Quick PH Question (1 Viewer)

[Zoinked]

2007 HSC Exam 21b) (No sample answers for some reason)

Using the red cabbage indicator, what colour would the solution be if 10 mL of
0.005 mol L–1 H2SO4 was diluted to 100 mL?

I did 0.005 x 2 x 0.1 = 0.001. Then -Log10(0.001) = Ph of 3 and that the indicator would turn violet.

Is that correctly done?

https://www.boardofstudies.nsw.edu.au/hsc_exams/exam-papers-2007/pdf_doc/chemistry_07.pdf

 

[leehuan]

a)
pH = -log₁₀(0.005*2)=2

This is enough information to say that your answer to part b) is a correct one.

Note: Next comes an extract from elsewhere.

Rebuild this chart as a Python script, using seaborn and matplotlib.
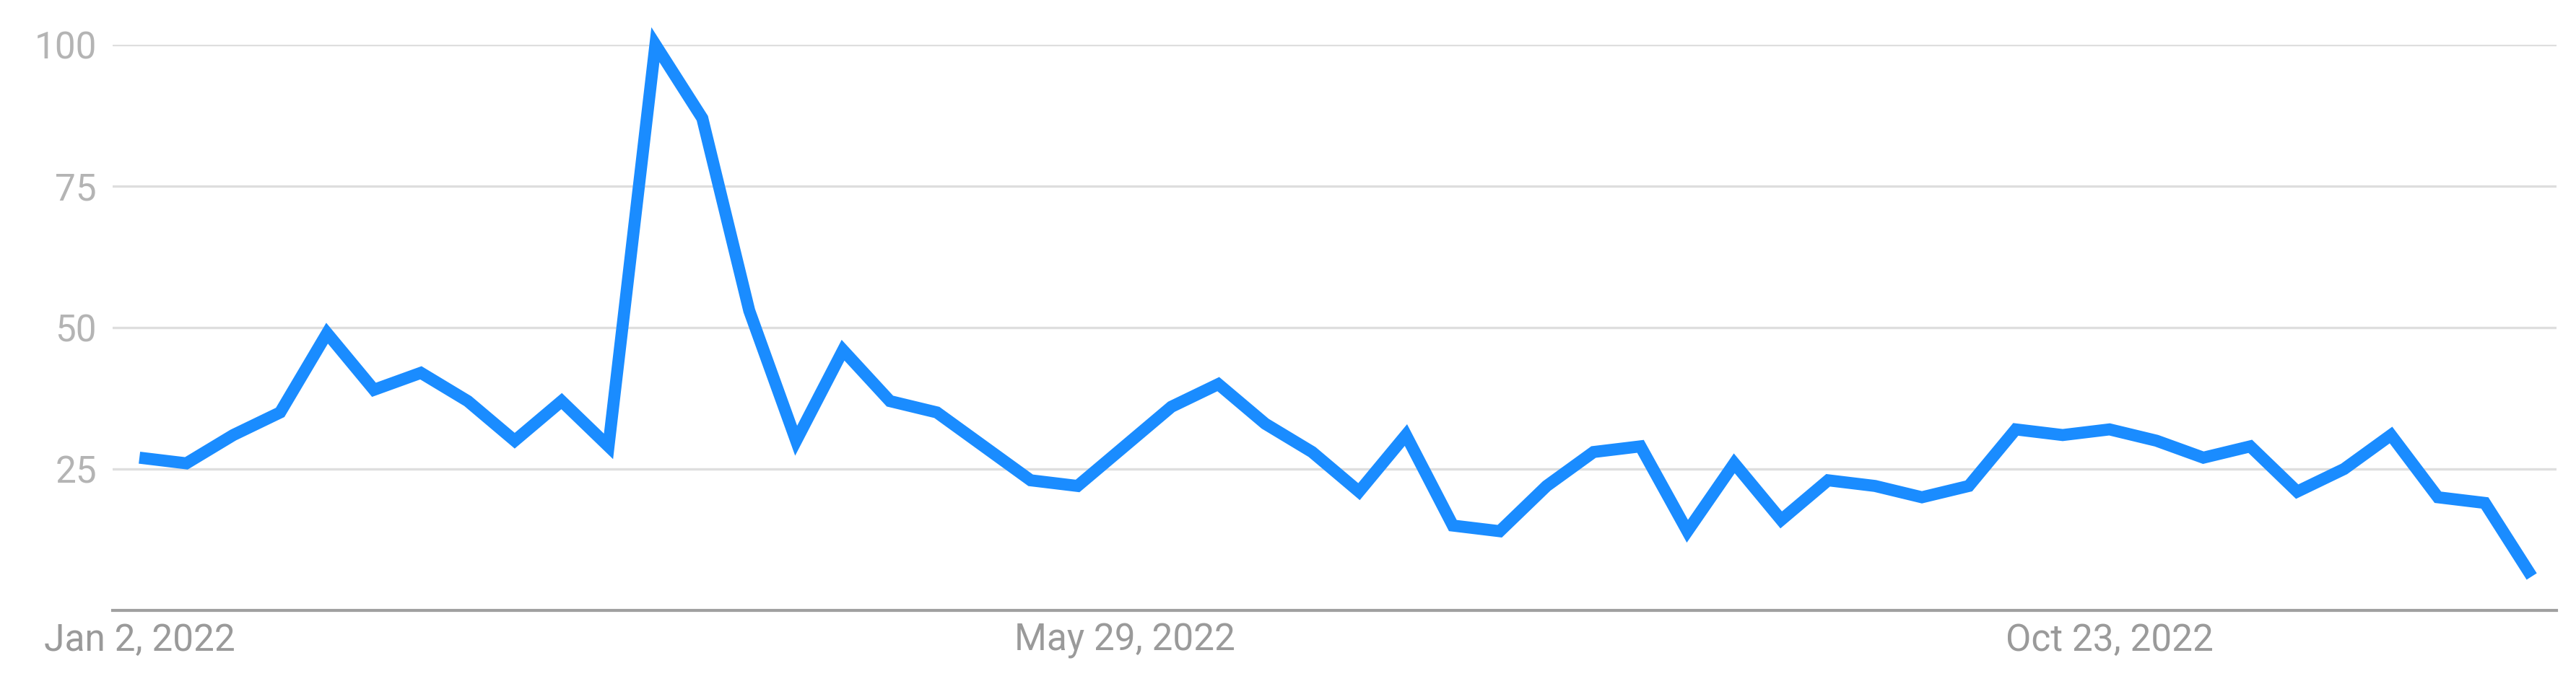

(Naturally, we are assuming full ionisation of both protons of sulfuric acid, when in reality only one definitely ionises and the other just ionises noticeably easily)

Reason: A dilution by a factor of 10 is equivalent to decreasing the concentration 10-fold. A decrease in the concentration of the acid 10-fold also decreases the concentration of the hydronium ion by that much.

If the concentration of the hydronium ion is decreased 10-fold, we precisely increase the pH by one. This is because pH=-log₁₀[H_3OO⁺] is essentially a base 10 logarithmic scale.

 

[Zoinked]

Thanks leehuan, knew I could count on you